Return the material exactly, first line through the line containing "import plotly.graph_objects as go", and nothing more. Pictures stay out.

• [Provided material]:
..............................

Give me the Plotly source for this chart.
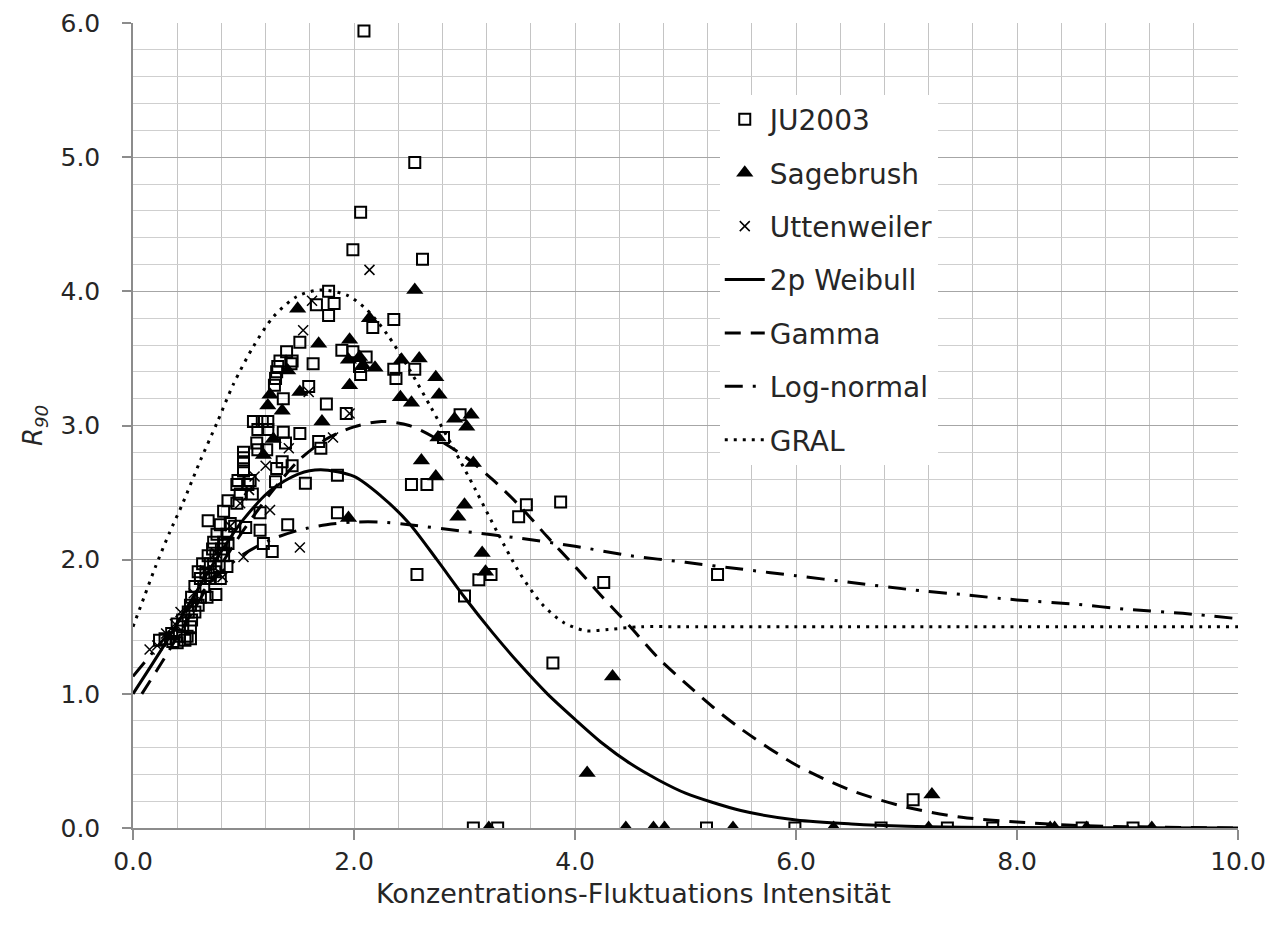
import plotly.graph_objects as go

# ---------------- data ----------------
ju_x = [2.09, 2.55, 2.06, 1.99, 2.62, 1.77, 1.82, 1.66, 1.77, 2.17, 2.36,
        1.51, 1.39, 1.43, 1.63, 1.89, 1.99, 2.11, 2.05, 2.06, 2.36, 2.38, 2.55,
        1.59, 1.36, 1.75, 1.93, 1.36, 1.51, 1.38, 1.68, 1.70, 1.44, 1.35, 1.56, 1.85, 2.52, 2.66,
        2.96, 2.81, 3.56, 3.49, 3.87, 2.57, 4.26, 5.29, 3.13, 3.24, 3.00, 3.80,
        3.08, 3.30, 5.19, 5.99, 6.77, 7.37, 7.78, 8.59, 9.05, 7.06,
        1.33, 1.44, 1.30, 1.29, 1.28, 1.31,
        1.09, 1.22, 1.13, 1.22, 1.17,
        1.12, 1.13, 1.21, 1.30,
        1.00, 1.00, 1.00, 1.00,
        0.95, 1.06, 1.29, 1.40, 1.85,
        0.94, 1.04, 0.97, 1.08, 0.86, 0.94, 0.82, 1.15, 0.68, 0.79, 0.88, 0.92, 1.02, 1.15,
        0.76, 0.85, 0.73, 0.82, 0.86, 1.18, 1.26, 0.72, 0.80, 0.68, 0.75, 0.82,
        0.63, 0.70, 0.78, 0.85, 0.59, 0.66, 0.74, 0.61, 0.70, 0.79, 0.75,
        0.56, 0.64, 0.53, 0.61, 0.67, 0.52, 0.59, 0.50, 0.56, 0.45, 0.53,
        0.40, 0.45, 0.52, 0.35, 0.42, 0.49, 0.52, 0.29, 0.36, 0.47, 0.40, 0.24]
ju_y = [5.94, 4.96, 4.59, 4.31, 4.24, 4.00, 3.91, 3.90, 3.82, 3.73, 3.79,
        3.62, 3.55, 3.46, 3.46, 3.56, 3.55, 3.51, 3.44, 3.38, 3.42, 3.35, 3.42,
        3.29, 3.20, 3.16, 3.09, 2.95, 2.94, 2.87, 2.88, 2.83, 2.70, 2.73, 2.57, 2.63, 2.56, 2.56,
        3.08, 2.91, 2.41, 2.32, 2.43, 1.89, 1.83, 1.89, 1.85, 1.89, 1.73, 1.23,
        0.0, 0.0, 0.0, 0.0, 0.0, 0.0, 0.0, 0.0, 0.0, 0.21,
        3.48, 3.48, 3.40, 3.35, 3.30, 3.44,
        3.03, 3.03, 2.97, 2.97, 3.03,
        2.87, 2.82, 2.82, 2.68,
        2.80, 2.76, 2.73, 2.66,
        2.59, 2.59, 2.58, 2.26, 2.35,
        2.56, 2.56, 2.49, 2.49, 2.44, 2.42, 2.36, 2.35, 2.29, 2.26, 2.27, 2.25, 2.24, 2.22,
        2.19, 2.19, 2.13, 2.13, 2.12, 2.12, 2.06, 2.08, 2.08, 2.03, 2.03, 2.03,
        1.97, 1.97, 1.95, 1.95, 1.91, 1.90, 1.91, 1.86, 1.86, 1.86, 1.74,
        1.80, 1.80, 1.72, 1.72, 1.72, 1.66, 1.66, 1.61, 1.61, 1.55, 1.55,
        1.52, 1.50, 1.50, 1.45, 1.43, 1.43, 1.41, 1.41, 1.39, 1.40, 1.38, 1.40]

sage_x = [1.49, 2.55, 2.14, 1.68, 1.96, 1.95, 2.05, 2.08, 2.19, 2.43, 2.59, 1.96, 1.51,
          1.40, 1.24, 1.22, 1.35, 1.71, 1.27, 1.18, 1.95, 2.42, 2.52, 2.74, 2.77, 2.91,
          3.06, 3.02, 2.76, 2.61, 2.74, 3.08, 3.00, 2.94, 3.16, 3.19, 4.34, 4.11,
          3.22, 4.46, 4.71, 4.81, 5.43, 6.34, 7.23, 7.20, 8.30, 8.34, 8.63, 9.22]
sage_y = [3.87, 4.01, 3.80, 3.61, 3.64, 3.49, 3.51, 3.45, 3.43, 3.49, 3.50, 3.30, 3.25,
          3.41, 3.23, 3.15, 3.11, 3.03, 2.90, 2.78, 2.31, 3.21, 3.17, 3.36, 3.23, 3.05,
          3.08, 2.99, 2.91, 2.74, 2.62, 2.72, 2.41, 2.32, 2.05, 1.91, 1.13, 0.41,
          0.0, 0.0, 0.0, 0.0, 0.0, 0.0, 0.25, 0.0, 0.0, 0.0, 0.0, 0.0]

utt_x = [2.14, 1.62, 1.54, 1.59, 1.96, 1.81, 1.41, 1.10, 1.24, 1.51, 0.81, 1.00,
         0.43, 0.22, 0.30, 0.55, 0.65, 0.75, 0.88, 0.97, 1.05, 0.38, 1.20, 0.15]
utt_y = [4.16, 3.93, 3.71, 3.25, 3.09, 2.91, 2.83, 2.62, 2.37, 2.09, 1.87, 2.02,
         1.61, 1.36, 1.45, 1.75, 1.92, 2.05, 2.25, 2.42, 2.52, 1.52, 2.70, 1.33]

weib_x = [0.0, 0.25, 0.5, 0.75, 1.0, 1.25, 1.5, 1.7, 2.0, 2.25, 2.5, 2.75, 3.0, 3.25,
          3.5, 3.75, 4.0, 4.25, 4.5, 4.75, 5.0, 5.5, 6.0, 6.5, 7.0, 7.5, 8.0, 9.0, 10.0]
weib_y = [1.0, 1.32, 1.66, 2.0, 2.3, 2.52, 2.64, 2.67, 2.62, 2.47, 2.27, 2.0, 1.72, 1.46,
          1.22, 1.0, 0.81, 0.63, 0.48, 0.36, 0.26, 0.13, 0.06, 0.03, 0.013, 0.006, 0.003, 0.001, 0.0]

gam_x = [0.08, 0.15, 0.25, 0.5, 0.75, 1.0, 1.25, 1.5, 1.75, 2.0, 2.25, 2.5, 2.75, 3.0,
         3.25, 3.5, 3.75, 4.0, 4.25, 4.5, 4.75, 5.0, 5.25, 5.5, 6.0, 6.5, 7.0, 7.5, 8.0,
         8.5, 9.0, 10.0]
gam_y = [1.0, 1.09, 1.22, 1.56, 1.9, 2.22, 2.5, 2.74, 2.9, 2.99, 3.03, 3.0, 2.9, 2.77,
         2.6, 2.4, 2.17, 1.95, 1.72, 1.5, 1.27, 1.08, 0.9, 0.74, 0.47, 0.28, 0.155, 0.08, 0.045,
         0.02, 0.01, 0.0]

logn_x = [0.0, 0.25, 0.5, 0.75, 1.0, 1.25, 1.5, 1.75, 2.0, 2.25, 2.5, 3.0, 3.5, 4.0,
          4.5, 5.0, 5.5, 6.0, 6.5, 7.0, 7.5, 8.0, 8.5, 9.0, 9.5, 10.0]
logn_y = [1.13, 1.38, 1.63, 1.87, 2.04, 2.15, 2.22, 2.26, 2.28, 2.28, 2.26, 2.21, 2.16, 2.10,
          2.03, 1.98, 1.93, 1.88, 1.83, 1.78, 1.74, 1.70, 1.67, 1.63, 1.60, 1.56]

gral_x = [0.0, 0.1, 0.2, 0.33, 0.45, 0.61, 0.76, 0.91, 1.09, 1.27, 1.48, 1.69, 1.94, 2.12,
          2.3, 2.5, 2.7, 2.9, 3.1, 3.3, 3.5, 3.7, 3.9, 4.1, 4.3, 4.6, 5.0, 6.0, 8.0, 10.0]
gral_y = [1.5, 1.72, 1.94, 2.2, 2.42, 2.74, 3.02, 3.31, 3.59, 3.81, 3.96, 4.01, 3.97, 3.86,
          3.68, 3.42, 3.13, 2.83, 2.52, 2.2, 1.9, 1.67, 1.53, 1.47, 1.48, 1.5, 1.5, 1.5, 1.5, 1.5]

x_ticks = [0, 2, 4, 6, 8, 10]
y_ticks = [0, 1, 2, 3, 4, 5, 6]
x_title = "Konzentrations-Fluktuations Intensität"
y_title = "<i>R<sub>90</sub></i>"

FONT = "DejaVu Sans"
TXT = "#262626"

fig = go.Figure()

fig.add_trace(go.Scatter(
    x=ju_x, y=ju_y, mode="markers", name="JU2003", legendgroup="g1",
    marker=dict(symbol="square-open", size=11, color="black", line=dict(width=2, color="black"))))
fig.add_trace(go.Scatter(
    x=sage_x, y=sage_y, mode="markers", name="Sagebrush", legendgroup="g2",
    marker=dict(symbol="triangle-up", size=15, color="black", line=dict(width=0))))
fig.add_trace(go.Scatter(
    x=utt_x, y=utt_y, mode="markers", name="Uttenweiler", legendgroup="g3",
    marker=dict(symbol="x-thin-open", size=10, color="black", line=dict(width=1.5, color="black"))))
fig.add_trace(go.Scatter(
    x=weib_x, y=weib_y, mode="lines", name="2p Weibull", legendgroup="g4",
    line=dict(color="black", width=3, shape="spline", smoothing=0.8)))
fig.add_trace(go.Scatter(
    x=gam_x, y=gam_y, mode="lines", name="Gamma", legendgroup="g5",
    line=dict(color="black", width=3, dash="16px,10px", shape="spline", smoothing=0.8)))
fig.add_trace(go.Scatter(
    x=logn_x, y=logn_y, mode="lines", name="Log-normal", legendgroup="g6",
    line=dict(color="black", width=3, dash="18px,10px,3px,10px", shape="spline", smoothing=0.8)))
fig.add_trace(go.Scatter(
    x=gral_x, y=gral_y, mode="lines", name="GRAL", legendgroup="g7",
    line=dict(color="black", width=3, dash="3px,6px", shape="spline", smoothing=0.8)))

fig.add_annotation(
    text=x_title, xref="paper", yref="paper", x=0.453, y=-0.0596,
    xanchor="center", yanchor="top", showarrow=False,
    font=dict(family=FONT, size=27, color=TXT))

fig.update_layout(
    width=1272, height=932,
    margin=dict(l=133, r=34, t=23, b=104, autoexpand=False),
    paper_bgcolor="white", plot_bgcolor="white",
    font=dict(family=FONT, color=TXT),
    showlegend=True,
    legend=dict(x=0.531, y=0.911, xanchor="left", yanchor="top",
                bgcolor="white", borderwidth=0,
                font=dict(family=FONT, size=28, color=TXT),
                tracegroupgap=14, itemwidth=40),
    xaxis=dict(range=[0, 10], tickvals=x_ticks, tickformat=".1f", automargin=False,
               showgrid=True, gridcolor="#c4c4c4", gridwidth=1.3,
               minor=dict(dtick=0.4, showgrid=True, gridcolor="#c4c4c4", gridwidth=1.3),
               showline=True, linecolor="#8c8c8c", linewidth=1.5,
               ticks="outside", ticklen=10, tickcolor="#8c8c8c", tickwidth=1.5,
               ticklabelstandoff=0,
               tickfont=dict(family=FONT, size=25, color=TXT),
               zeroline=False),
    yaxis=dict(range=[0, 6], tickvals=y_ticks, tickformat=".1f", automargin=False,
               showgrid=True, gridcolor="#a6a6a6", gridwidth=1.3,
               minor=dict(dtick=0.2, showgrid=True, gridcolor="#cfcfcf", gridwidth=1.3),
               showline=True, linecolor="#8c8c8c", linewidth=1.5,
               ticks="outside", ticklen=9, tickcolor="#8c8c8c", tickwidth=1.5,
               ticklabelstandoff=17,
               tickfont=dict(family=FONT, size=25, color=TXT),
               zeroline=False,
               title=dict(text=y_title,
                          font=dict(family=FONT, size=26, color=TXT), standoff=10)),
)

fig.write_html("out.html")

..............................

• [In response]:
Give me the Plotly source for this chart.
import plotly.graph_objects as go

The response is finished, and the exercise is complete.